** EXERCISE MATERIAL **
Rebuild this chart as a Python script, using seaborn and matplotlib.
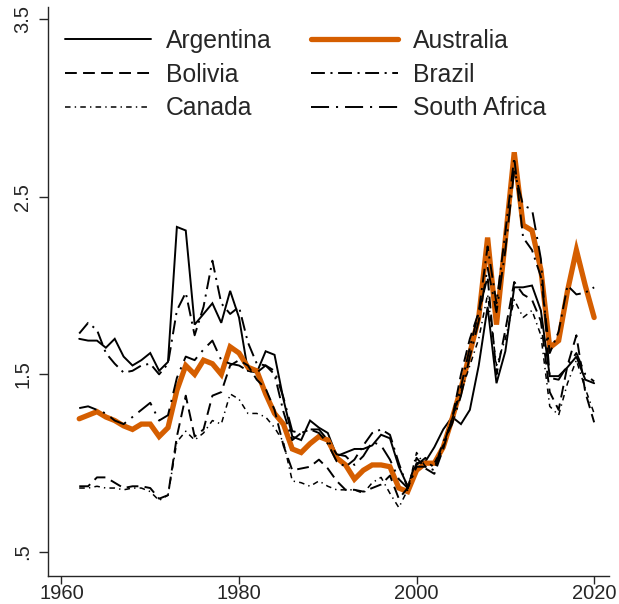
import numpy as np
import pandas as pd
import matplotlib
matplotlib.use("Agg")
import matplotlib.pyplot as plt
import seaborn as sns

# ---- data ----
years = list(range(1962, 2021))

argentina = [1.70, 1.69, 1.69, 1.65, 1.70, 1.60, 1.55, 1.58, 1.62, 1.52,
             1.57, 2.33, 2.31, 1.78, 1.84, 1.90, 1.79, 1.97, 1.82, 1.52,
             1.51, 1.63, 1.61, 1.36, 1.15, 1.13, 1.24, 1.20, 1.17, 1.04,
             1.06, 1.08, 1.08, 1.10, 1.16, 1.14, 0.98, 0.87, 1.00, 1.01,
             1.09, 1.19, 1.26, 1.22, 1.30, 1.55, 1.88, 1.45, 1.63, 1.99,
             1.99, 2.00, 1.86, 1.49, 1.49, 1.54, 1.60, 1.47, 1.45]

australia = [1.25, 1.27, 1.29, 1.26, 1.24, 1.21, 1.19, 1.22, 1.22, 1.15,
             1.20, 1.41, 1.55, 1.50, 1.58, 1.56, 1.50, 1.655, 1.62, 1.54,
             1.52, 1.39, 1.28, 1.22, 1.08, 1.06, 1.11, 1.15, 1.13, 1.03,
             0.99, 0.91, 0.96, 0.99, 0.99, 0.98, 0.86, 0.84, 0.96, 1.00,
             1.00, 1.09, 1.25, 1.42, 1.62, 1.82, 2.27, 1.78, 2.26, 2.75,
             2.34, 2.31, 2.09, 1.65, 1.69, 1.97, 2.20, 2.00, 1.82]

bolivia = [0.87, 0.87, 0.92, 0.92, 0.89, 0.86, 0.87, 0.87, 0.86, 0.80,
           0.82, 1.15, 1.38, 1.15, 1.19, 1.38, 1.40, 1.55, 1.58, 1.55,
           1.47, 1.42, 1.30, 1.10, 0.96, 0.97, 0.98, 1.02, 0.97, 0.90,
           0.85, 0.85, 0.84, 0.86, 0.88, 0.93, 0.80, 0.86, 1.03, 0.97,
           0.94, 1.08, 1.25, 1.50, 1.70, 1.85, 2.05, 1.50, 1.75, 2.02,
           1.95, 1.92, 1.80, 1.40, 1.30, 1.55, 1.72, 1.40, 1.23]

brazil = [1.73, 1.79, 1.75, 1.62, 1.56, 1.51, 1.52, 1.55, 1.56, 1.50,
          1.56, 1.86, 1.96, 1.72, 1.88, 2.14, 1.90, 1.84, 1.88, 1.68,
          1.56, 1.55, 1.50, 1.29, 1.13, 1.17, 1.19, 1.17, 1.11, 1.01,
          0.98, 1.02, 1.10, 1.17, 1.19, 1.16, 1.00, 0.86, 0.98, 0.98,
          0.96, 1.10, 1.25, 1.43, 1.65, 1.85, 2.22, 1.90, 2.30, 2.72,
          2.27, 2.20, 2.05, 1.62, 1.74, 2.00, 1.95, 1.96, 1.99]

canada = [0.86, 0.86, 0.87, 0.86, 0.86, 0.85, 0.86, 0.86, 0.84, 0.79,
          0.82, 1.12, 1.18, 1.13, 1.17, 1.24, 1.22, 1.39, 1.36, 1.28,
          1.28, 1.26, 1.20, 1.12, 0.90, 0.89, 0.87, 0.90, 0.87, 0.85,
          0.85, 0.85, 0.83, 0.89, 0.92, 0.83, 0.75, 0.85, 1.06, 0.98,
          1.00, 1.10, 1.25, 1.40, 1.55, 1.70, 1.95, 1.55, 1.70, 1.92,
          1.82, 1.86, 1.72, 1.32, 1.27, 1.45, 1.58, 1.42, 1.28]

south_africa = [1.31, 1.32, 1.30, 1.28, 1.24, 1.22, 1.26, 1.30, 1.34, 1.24,
                1.27, 1.48, 1.60, 1.58, 1.64, 1.69, 1.58, 1.56, 1.55, 1.52,
                1.51, 1.55, 1.52, 1.37, 1.18, 1.17, 1.19, 1.19, 1.13, 1.05,
                1.04, 0.99, 1.04, 1.12, 1.10, 1.02, 0.91, 0.86, 0.99, 1.03,
                0.97, 1.12, 1.22, 1.38, 1.60, 1.80, 2.10, 1.85, 2.20, 2.65,
                2.45, 2.43, 2.15, 1.48, 1.47, 1.55, 1.62, 1.50, 1.46]

countries = ["Argentina", "Australia", "Bolivia", "Brazil", "Canada", "South Africa"]
series = [argentina, australia, bolivia, brazil, canada, south_africa]

# ---- styles ----
styles = {
    "Argentina":    dict(color="black", lw=1.4, ls="-"),
    "Australia":    dict(color="#D55E00", lw=3.8, ls="-"),
    "Bolivia":      dict(color="black", lw=1.4, ls=(0, (8.5, 4.5))),
    "Brazil":       dict(color="black", lw=1.4, ls=(0, (10, 4, 1.5, 4))),
    "Canada":       dict(color="black", lw=1.1, ls=(0, (4, 3, 1, 3))),
    "South Africa": dict(color="black", lw=1.4, ls=(0, (13, 5, 1.5, 5))),
}

sns.set_style("ticks")
plt.rcParams["font.family"] = ["Liberation Sans", "DejaVu Sans"]
plt.rcParams["lines.scale_dashes"] = False

fig = plt.figure(figsize=(6.19, 6.04), dpi=100)
ax = fig.add_axes([0.0775, 0.0464, 0.906, 0.942])

handles = {}
for name, vals in zip(countries, series):
    st = styles[name]
    sns.lineplot(x=years, y=vals, ax=ax, color=st["color"], linewidth=st["lw"],
                 linestyle=st["ls"], solid_joinstyle="miter")
    handles[name] = ax.lines[-1]

ax.set_xlim(1958.48, 2021.65)
ax.set_ylim(0.365, 3.568)
ax.set_xticks([1960, 1980, 2000, 2020])
ax.set_yticks([0.5, 1.5, 2.5, 3.5])
ax.set_yticklabels([".5", "1.5", "2.5", "3.5"], rotation=90, va="center")
ax.tick_params(axis="x", labelsize=14.5, length=5.5, width=1, pad=0)
ax.tick_params(axis="y", labelsize=14.5, length=6.5, width=1, pad=5)
sns.despine(ax=ax)
for sp in ["left", "bottom"]:
    ax.spines[sp].set_linewidth(1.0)
ax.set_xlabel("")
ax.set_ylabel("")

order = ["Argentina", "Bolivia", "Canada", "Australia", "Brazil", "South Africa"]
ax.legend([handles[n] for n in order], order, ncol=2, frameon=False,
          loc="upper left", bbox_to_anchor=(0.03, 0.962),
          fontsize=17.8, handlelength=3.5, handletextpad=0.6,
          columnspacing=1.6, labelspacing=0.4, borderpad=0, borderaxespad=0)

fig.savefig("out.png", dpi=100)
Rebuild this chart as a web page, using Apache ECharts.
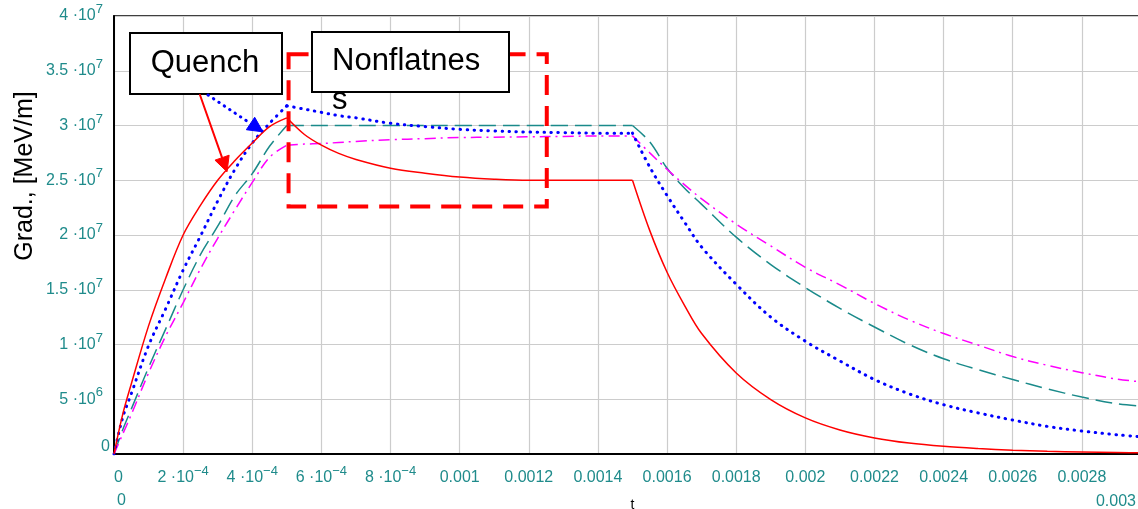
<!DOCTYPE html>
<html>
<head>
<meta charset="utf-8">
<script src="https://cdn.jsdelivr.net/npm/echarts@6/dist/echarts.min.js"></script>
<style>
  html, body { margin: 0; padding: 0; background: #ffffff; }
  #chart { width: 1138px; height: 509px; }
</style>
</head>
<body>
<div id="chart"></div>
<script>
// Accelerating gradient vs. time for four cavity cases (t in s, gradient in V/m)
const time = [0, 0.25e-4, 0.5e-4, 1e-4, 1.5e-4, 2e-4, 2.5e-4, 3e-4, 3.5e-4, 4e-4, 4.5e-4, 5e-4,
  5.5e-4, 6e-4, 6.5e-4, 7e-4, 8e-4, 9e-4, 1e-3, 1.1e-3, 1.2e-3, 1.3e-3, 1.4e-3, 1.5e-3,
  1.55e-3, 1.6e-3, 1.65e-3, 1.7e-3, 1.8e-3, 1.9e-3, 2e-3, 2.1e-3, 2.2e-3, 2.3e-3, 2.4e-3,
  2.5e-3, 2.6e-3, 2.7e-3, 2.8e-3, 2.9e-3, 3e-3];

const gradRed = [0, 3.6e6, 6.4e6, 1.17e7, 1.61e7, 2.0e7, 2.27e7, 2.5e7, 2.68e7, 2.84e7, 2.99e7, 3.07e7,
  2.92e7, 2.82e7, 2.745e7, 2.69e7, 2.61e7, 2.565e7, 2.53e7, 2.51e7, 2.5e7, 2.5e7, 2.5e7, 2.5e7,
  2.04e7, 1.66e7, 1.36e7, 1.1e7, 7.4e6, 4.97e6, 3.3e6, 2.2e6, 1.47e6, 1.0e6, 7.0e5,
  5.0e5, 3.5e5, 2.5e5, 1.8e5, 1.3e5, 1.0e5];

const gradBlue = [0, 3.3e6, 5.5e6, 9.9e6, 1.33e7, 1.68e7, 1.99e7, 2.31e7, 2.6e7, 2.84e7, 3.02e7, 3.18e7,
  3.15e7, 3.12e7, 3.09e7, 3.07e7, 3.02e7, 2.99e7, 2.965e7, 2.95e7, 2.94e7, 2.935e7, 2.93e7, 2.93e7,
  2.62e7, 2.36e7, 2.12e7, 1.89e7, 1.55e7, 1.25e7, 1.03e7, 8.5e6, 6.8e6, 5.5e6, 4.5e6,
  3.75e6, 3.1e6, 2.52e6, 2.1e6, 1.76e6, 1.5e6];

const gradTeal = [0, 2.2e6, 4.1e6, 7.9e6, 1.145e7, 1.5e7, 1.82e7, 2.08e7, 2.36e7, 2.56e7, 2.81e7, 3.0e7,
  3.0e7, 3.0e7, 3.0e7, 3.0e7, 3.0e7, 3.0e7, 3.0e7, 3.0e7, 3.0e7, 3.0e7, 3.0e7, 3.0e7,
  2.85e7, 2.61e7, 2.43e7, 2.28e7, 1.98e7, 1.73e7, 1.52e7, 1.33e7, 1.16e7, 1.0e7, 8.7e6,
  7.7e6, 6.8e6, 5.95e6, 5.2e6, 4.6e6, 4.3e6];

const gradMagenta = [0, 1.8e6, 3.6e6, 7.4e6, 1.08e7, 1.38e7, 1.69e7, 1.97e7, 2.23e7, 2.48e7, 2.71e7, 2.82e7,
  2.83e7, 2.835e7, 2.845e7, 2.855e7, 2.87e7, 2.88e7, 2.89e7, 2.893e7, 2.897e7, 2.9e7, 2.905e7, 2.905e7,
  2.75e7, 2.6e7, 2.46e7, 2.33e7, 2.1e7, 1.9e7, 1.705e7, 1.545e7, 1.375e7, 1.225e7, 1.1e7,
  9.95e6, 8.9e6, 8.1e6, 7.43e6, 6.85e6, 6.5e6];

// Pulse phases: fill (to 0.5 ms), flat top (to 1.5 ms), decay
const phaseBreaks = [5e-4, 1.5e-3];

// Tick labels ('^' marks the exponent)
const xTickLabels = ['0', '2 \u00b710^\u22124', '4 \u00b710^\u22124', '6 \u00b710^\u22124', '8 \u00b710^\u22124',
  '0.001', '0.0012', '0.0014', '0.0016', '0.0018', '0.002', '0.0022', '0.0024', '0.0026', '0.0028', '0.003'];
const yTickLabels = ['0', '5 \u00b710^6', '1 \u00b710^7', '1.5 \u00b710^7', '2 \u00b710^7',
  '2.5 \u00b710^7', '3 \u00b710^7', '3.5 \u00b710^7', '4 \u00b710^7'];
const xRangeLabels = ['0', '0.003'];

// Highlighted plateau region and callout targets, in data units
const flatRegion = { t0: 5.05e-4, t1: 1.252e-3, g0: 2.26e7, g1: 3.65e7 };
const redTarget = [3.27e-4, 2.577e7];
const blueTarget = [4.31e-4, 2.942e7];

const FONT = '"Liberation Sans", Arial, sans-serif';
const TEAL = '#1f8b8b';
const X_STEP = 2e-4, Y_STEP = 5e6;

function toRich(str) {
  if (str === '0') return '{z|0}';
  const p = str.split('^');
  return p.length > 1 ? '{m|' + p[0] + '}{s|' + p[1] + '}' : '{m|' + str + '}';
}
const rich = {
  m: { fontSize: 16, lineHeight: 26, verticalAlign: 'middle', color: TEAL, fontFamily: FONT },
  s: { fontSize: 13, lineHeight: 11, verticalAlign: 'top', color: TEAL, fontFamily: FONT },
  z: { fontSize: 16, lineHeight: 26, verticalAlign: 'middle', color: TEAL, fontFamily: FONT }
};
const yRich = Object.assign({}, rich, {
  z: { fontSize: 16, lineHeight: 26, verticalAlign: 'middle', color: TEAL, fontFamily: FONT, padding: [0, -7, 15, 0] }
});

// Each curve is drawn phase by phase so the corners at the phase breaks stay sharp
function curveSeries(name, ys, lineStyle, z) {
  const cuts = [0].concat(phaseBreaks.map(b => time.indexOf(b)), [time.length - 1]);
  const out = [];
  for (let k = 0; k < cuts.length - 1; k++) {
    const pts = [];
    for (let i = cuts[k]; i <= cuts[k + 1]; i++) pts.push([time[i], ys[i]]);
    out.push({ name: name, type: 'line', data: pts, symbol: 'none', smooth: 0.35,
      lineStyle: lineStyle, z: z, silent: true });
  }
  return out;
}

const chart = echarts.init(document.getElementById('chart'), null, { renderer: 'canvas' });

chart.setOption({
  animation: false,
  backgroundColor: '#ffffff',
  textStyle: { fontFamily: FONT },
  grid: {
    left: 114, top: 16, right: -13, bottom: 55,
    outerBoundsMode: 'none', containLabel: false,
    show: true, borderColor: '#000', borderWidth: 1.5
  },
  xAxis: {
    type: 'value', min: 0, max: 0.003, interval: X_STEP,
    axisLine: { show: true, lineStyle: { color: '#000', width: 2 } },
    axisTick: { show: false },
    splitLine: { show: true, lineStyle: { color: '#cccccc', width: 1.2 } },
    axisLabel: {
      margin: 11, showMaxLabel: false, alignMinLabel: 'left',
      formatter: (v) => toRich(xTickLabels[Math.round(v / X_STEP)] || ''),
      rich: rich
    },
    name: 't', nameLocation: 'middle', nameGap: 44,
    nameTextStyle: { color: '#000', fontSize: 14, fontFamily: FONT }
  },
  yAxis: {
    type: 'value', min: 0, max: 4e7, interval: Y_STEP,
    axisLine: { show: true, lineStyle: { color: '#000', width: 2 } },
    axisTick: { show: false },
    splitLine: { show: true, lineStyle: { color: '#cccccc', width: 1.2 } },
    axisLabel: {
      margin: 11,
      formatter: (v) => toRich(yTickLabels[Math.round(v / Y_STEP)] || ''),
      rich: yRich
    }
  },
  series: [].concat(
    curveSeries('teal', gradTeal, { color: '#1a8a8a', width: 1.5, type: [17, 7] }, 2),
    curveSeries('magenta', gradMagenta, { color: '#ff00ff', width: 1.5, type: [11, 5, 2, 5] }, 2),
    curveSeries('blue', gradBlue, { color: '#0000ff', width: 3, type: [0.5, 6.5], cap: 'round' }, 3),
    curveSeries('red', gradRed, { color: '#ff0000', width: 1.5 }, 4)
  )
});

// Callouts
const px = (t, g) => chart.convertToPixel({ gridIndex: 0 }, [t, g]);

function arrow(tail, tip, color, dash, width) {
  const dx = tip[0] - tail[0], dy = tip[1] - tail[1];
  const len = Math.hypot(dx, dy), ux = dx / len, uy = dy / len;
  const L = 15, W = 7.5;
  const bx = tip[0] - ux * L, by = tip[1] - uy * L;
  return [
    { type: 'line', z: 120, shape: { x1: tail[0], y1: tail[1], x2: bx, y2: by },
      style: { stroke: color, lineWidth: width, lineDash: dash, lineCap: 'round' } },
    { type: 'polygon', z: 121,
      shape: { points: [tip, [bx - uy * W, by + ux * W], [bx + uy * W, by - ux * W]] },
      style: { fill: color, stroke: color, lineWidth: 1 } }
  ];
}

const r0 = px(flatRegion.t0, flatRegion.g1);
const r1 = px(flatRegion.t1, flatRegion.g0);
const redTip = px(redTarget[0], redTarget[1]);
const blueTip = px(blueTarget[0], blueTarget[1]);

const yTitle = { type: 'text', x: 25, y: 176, rotation: Math.PI / 2, z: 100,
  style: { text: 'Grad., [MeV/m]', fontSize: 25, fontFamily: FONT, fill: '#000', align: 'center', verticalAlign: 'middle' } };

chart.setOption({
  graphic: [
    yTitle,
    { type: 'text', x: 117, y: 501, z: 100,
      style: { text: xRangeLabels[0], fontSize: 16, fontFamily: FONT, fill: TEAL, align: 'left', verticalAlign: 'middle' } },
    { type: 'text', x: 1136, y: 502, z: 100,
      style: { text: xRangeLabels[1], fontSize: 16, fontFamily: FONT, fill: TEAL, align: 'right', verticalAlign: 'middle' } },
    { type: 'rect', z: 100, shape: { x: r0[0], y: r0[1], width: r1[0] - r0[0], height: r1[1] - r0[1] },
      style: { fill: 'none', stroke: '#ff0000', lineWidth: 4, lineDash: [20, 11] } },
    { type: 'rect', z: 110, shape: { x: 130, y: 33, width: 152, height: 61 },
      style: { fill: '#ffffff', stroke: '#000', lineWidth: 2 } },
    { type: 'text', x: 205, y: 63, z: 111,
      style: { text: 'Quench', fontSize: 31, fontFamily: FONT, fill: '#000', align: 'center', verticalAlign: 'middle' } },
    { type: 'rect', z: 110, shape: { x: 312, y: 32, width: 197, height: 60 },
      style: { fill: '#ffffff', stroke: '#000', lineWidth: 2 } },
    { type: 'text', x: 332, y: 42, z: 111,
      style: { text: 'Nonflatnes\ns', fontSize: 31, lineHeight: 39, fontFamily: FONT, fill: '#000', align: 'left', verticalAlign: 'top' } }
  ].concat(
    arrow([200, 95], redTip, '#ff0000', null, 2),
    arrow([208, 95], blueTip, '#0000ff', [0.5, 6], 3)
  )
});
</script>
</body>
</html>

** WORK REQUIRED **
Please extract exactly the lines of the data, from the first through the line containing "years = list(range(1962, 2021))", and add no pictures to the copy.

** TASK ANSWER **
Rebuild this chart as a Python script, using seaborn and matplotlib.
import numpy as np
import pandas as pd
import matplotlib
matplotlib.use("Agg")
import matplotlib.pyplot as plt
import seaborn as sns

# ---- data ----
years = list(range(1962, 2021))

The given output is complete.